(Records with drawing code)

[start]

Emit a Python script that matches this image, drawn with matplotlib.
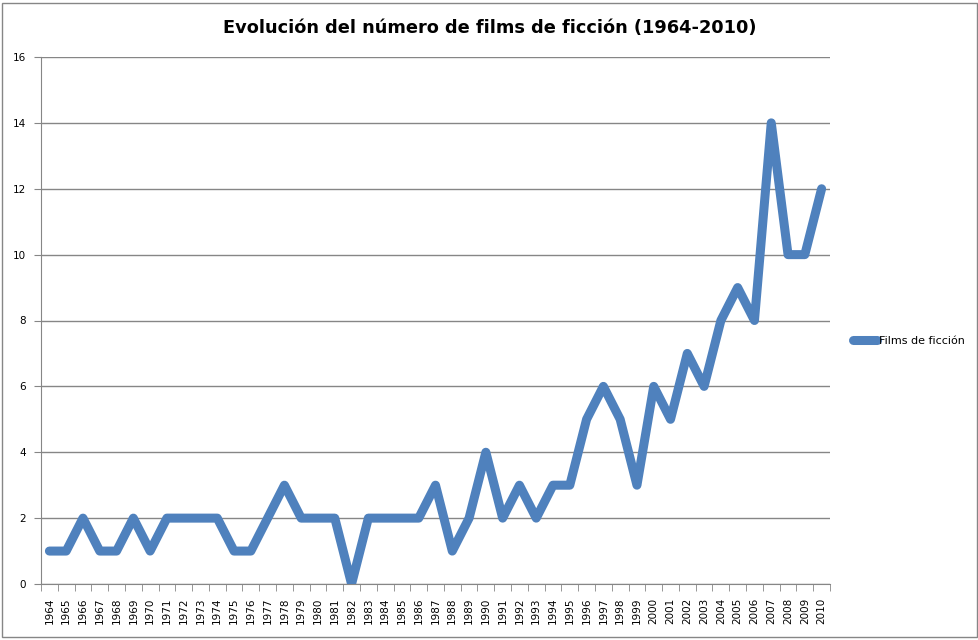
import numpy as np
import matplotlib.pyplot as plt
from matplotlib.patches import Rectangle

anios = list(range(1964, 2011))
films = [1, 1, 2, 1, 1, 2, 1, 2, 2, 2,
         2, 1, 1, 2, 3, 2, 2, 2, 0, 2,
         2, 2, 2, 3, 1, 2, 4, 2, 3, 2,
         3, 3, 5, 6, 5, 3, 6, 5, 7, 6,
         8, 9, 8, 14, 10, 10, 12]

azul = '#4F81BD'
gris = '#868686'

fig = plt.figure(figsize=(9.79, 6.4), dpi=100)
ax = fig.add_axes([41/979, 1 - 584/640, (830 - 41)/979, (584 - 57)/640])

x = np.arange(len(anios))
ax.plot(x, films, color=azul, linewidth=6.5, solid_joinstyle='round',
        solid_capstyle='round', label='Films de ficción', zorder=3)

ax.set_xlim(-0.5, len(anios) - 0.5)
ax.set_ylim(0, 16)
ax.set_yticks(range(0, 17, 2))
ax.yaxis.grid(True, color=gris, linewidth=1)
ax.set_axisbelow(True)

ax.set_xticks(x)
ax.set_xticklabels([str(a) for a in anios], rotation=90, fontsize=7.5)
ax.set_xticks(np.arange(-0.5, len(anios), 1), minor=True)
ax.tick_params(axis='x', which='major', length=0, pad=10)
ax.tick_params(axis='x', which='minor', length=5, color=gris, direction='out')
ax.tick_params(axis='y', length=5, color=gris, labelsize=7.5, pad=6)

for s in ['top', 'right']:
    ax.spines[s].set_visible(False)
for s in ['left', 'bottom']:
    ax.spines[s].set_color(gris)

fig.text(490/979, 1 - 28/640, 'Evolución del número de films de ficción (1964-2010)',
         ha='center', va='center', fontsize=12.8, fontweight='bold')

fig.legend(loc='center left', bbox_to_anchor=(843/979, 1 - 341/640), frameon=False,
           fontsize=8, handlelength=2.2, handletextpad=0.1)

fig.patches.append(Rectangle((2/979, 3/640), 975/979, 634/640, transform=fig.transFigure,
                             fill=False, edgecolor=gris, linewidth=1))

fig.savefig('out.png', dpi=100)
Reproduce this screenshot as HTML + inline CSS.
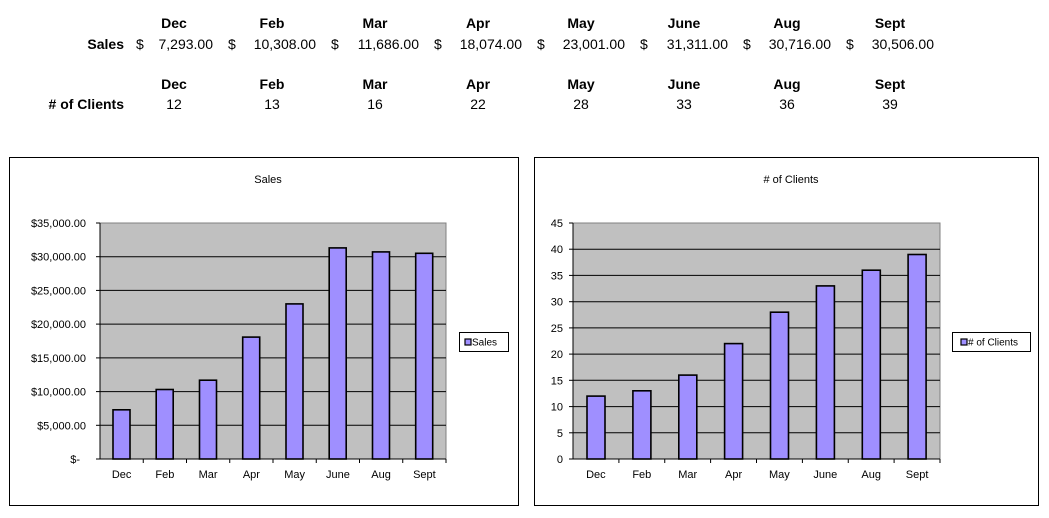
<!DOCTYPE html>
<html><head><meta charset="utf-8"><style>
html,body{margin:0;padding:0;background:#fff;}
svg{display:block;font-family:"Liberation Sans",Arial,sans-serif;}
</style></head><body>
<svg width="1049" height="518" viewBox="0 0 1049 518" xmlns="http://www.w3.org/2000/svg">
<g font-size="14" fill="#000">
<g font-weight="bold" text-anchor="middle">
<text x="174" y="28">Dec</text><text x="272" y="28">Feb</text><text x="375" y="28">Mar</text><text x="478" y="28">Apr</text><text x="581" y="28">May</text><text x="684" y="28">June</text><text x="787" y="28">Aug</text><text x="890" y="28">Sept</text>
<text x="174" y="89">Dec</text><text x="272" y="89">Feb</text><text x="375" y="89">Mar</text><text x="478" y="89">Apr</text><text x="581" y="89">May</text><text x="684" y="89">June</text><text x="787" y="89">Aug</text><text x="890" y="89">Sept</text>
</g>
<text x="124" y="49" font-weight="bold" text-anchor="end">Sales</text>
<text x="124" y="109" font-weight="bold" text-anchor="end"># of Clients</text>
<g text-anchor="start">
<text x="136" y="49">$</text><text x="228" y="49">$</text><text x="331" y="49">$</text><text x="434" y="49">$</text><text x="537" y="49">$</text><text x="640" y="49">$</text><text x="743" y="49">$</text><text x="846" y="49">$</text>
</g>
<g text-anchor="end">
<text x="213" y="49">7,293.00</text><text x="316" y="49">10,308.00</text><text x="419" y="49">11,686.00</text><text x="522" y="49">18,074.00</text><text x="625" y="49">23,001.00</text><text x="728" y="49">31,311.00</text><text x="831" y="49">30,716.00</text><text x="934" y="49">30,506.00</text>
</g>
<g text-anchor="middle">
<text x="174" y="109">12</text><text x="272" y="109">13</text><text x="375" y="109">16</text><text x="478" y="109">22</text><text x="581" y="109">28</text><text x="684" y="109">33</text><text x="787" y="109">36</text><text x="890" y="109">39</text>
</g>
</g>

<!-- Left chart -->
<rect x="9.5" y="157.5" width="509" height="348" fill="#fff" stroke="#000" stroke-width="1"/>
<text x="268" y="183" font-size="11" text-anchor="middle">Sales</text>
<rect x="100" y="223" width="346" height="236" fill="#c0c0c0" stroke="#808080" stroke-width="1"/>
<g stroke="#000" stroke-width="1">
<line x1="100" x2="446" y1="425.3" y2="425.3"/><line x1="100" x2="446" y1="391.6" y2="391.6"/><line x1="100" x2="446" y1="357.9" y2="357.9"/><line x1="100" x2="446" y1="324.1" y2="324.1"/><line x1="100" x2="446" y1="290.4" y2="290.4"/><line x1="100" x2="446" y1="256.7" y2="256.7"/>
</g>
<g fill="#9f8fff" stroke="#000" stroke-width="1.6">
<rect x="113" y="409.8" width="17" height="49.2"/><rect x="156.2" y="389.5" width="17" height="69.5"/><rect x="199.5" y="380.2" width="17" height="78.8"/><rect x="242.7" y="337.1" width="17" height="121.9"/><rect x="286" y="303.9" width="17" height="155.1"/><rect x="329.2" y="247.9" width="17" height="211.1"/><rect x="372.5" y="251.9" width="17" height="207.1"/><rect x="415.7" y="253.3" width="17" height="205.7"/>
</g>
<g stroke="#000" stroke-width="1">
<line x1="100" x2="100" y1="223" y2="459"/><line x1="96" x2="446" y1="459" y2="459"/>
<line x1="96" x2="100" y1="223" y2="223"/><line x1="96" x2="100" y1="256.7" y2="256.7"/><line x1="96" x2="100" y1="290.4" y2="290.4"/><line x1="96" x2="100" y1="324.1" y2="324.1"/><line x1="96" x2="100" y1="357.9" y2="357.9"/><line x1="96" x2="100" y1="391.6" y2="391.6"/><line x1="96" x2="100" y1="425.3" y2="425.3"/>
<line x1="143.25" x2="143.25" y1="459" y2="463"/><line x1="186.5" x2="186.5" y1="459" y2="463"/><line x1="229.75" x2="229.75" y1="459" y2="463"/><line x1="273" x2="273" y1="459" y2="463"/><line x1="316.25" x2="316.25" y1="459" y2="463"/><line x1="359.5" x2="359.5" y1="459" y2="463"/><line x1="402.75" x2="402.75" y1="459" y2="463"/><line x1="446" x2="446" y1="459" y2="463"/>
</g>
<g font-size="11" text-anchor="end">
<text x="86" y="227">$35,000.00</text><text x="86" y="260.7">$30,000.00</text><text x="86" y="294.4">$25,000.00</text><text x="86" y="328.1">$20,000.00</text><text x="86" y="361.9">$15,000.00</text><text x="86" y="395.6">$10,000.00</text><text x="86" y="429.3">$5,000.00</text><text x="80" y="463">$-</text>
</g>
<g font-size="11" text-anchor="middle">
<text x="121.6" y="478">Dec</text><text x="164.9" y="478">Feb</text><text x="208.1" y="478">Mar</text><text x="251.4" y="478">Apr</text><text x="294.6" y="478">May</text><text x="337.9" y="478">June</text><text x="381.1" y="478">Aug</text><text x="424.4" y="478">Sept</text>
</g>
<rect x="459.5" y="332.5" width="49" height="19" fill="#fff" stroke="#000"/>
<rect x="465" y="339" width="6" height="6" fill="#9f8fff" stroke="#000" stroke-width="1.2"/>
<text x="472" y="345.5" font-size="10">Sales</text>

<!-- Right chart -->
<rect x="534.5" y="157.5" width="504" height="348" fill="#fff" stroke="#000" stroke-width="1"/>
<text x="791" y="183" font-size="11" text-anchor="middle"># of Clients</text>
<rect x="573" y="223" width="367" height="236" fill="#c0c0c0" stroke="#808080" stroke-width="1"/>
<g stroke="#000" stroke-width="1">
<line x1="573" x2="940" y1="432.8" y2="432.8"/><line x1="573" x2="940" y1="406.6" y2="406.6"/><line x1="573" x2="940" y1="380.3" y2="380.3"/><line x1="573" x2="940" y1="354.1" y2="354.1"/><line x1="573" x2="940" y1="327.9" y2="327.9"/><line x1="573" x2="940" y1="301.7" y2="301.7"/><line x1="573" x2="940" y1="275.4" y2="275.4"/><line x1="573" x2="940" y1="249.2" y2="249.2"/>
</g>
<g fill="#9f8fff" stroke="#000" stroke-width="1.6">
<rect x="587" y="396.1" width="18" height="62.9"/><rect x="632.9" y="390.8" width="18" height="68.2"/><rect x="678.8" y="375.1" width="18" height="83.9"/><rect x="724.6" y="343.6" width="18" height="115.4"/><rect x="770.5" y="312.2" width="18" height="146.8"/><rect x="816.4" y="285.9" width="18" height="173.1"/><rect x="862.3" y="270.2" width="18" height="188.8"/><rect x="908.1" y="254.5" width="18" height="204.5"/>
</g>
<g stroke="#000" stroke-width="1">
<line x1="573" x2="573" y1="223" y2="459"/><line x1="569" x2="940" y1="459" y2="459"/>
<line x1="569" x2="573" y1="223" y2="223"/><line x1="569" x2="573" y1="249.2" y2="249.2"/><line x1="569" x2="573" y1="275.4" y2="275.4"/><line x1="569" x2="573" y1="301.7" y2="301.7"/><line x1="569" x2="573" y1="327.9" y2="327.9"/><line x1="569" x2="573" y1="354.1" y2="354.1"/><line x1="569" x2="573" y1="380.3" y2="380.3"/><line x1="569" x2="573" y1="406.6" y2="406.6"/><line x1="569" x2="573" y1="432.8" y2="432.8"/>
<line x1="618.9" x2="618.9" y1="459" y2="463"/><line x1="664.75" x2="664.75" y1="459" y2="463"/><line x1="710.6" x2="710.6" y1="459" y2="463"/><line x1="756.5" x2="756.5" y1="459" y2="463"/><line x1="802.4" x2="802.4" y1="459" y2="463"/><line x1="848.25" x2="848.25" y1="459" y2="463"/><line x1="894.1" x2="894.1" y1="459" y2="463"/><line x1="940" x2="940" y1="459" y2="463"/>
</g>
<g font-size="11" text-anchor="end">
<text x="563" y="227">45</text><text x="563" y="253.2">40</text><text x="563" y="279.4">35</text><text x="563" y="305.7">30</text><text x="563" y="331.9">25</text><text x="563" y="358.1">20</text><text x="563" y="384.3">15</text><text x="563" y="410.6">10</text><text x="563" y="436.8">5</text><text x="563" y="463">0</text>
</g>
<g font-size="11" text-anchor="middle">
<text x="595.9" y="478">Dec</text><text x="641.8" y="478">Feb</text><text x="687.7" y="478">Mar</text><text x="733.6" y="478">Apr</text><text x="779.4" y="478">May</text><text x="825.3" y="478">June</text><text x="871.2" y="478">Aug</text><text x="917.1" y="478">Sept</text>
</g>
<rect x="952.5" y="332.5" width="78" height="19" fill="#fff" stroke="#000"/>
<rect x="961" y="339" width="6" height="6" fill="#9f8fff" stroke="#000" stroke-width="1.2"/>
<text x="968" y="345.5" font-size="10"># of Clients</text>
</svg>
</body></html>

[end]

▶ **What is needed**
Each line from the top of the material through the line containing "fig.savefig('out.png', dpi=100)" should be reproduced exactly; please drop any images.

▶ **Task result**
Emit a Python script that matches this image, drawn with matplotlib.
import numpy as np
import matplotlib.pyplot as plt
from matplotlib.patches import Rectangle

anios = list(range(1964, 2011))
films = [1, 1, 2, 1, 1, 2, 1, 2, 2, 2,
         2, 1, 1, 2, 3, 2, 2, 2, 0, 2,
         2, 2, 2, 3, 1, 2, 4, 2, 3, 2,
         3, 3, 5, 6, 5, 3, 6, 5, 7, 6,
         8, 9, 8, 14, 10, 10, 12]

azul = '#4F81BD'
gris = '#868686'

fig = plt.figure(figsize=(9.79, 6.4), dpi=100)
ax = fig.add_axes([41/979, 1 - 584/640, (830 - 41)/979, (584 - 57)/640])

x = np.arange(len(anios))
ax.plot(x, films, color=azul, linewidth=6.5, solid_joinstyle='round',
        solid_capstyle='round', label='Films de ficción', zorder=3)

ax.set_xlim(-0.5, len(anios) - 0.5)
ax.set_ylim(0, 16)
ax.set_yticks(range(0, 17, 2))
ax.yaxis.grid(True, color=gris, linewidth=1)
ax.set_axisbelow(True)

ax.set_xticks(x)
ax.set_xticklabels([str(a) for a in anios], rotation=90, fontsize=7.5)
ax.set_xticks(np.arange(-0.5, len(anios), 1), minor=True)
ax.tick_params(axis='x', which='major', length=0, pad=10)
ax.tick_params(axis='x', which='minor', length=5, color=gris, direction='out')
ax.tick_params(axis='y', length=5, color=gris, labelsize=7.5, pad=6)

for s in ['top', 'right']:
    ax.spines[s].set_visible(False)
for s in ['left', 'bottom']:
    ax.spines[s].set_color(gris)

fig.text(490/979, 1 - 28/640, 'Evolución del número de films de ficción (1964-2010)',
         ha='center', va='center', fontsize=12.8, fontweight='bold')

fig.legend(loc='center left', bbox_to_anchor=(843/979, 1 - 341/640), frameon=False,
           fontsize=8, handlelength=2.2, handletextpad=0.1)

fig.patches.append(Rectangle((2/979, 3/640), 975/979, 634/640, transform=fig.transFigure,
                             fill=False, edgecolor=gris, linewidth=1))

fig.savefig('out.png', dpi=100)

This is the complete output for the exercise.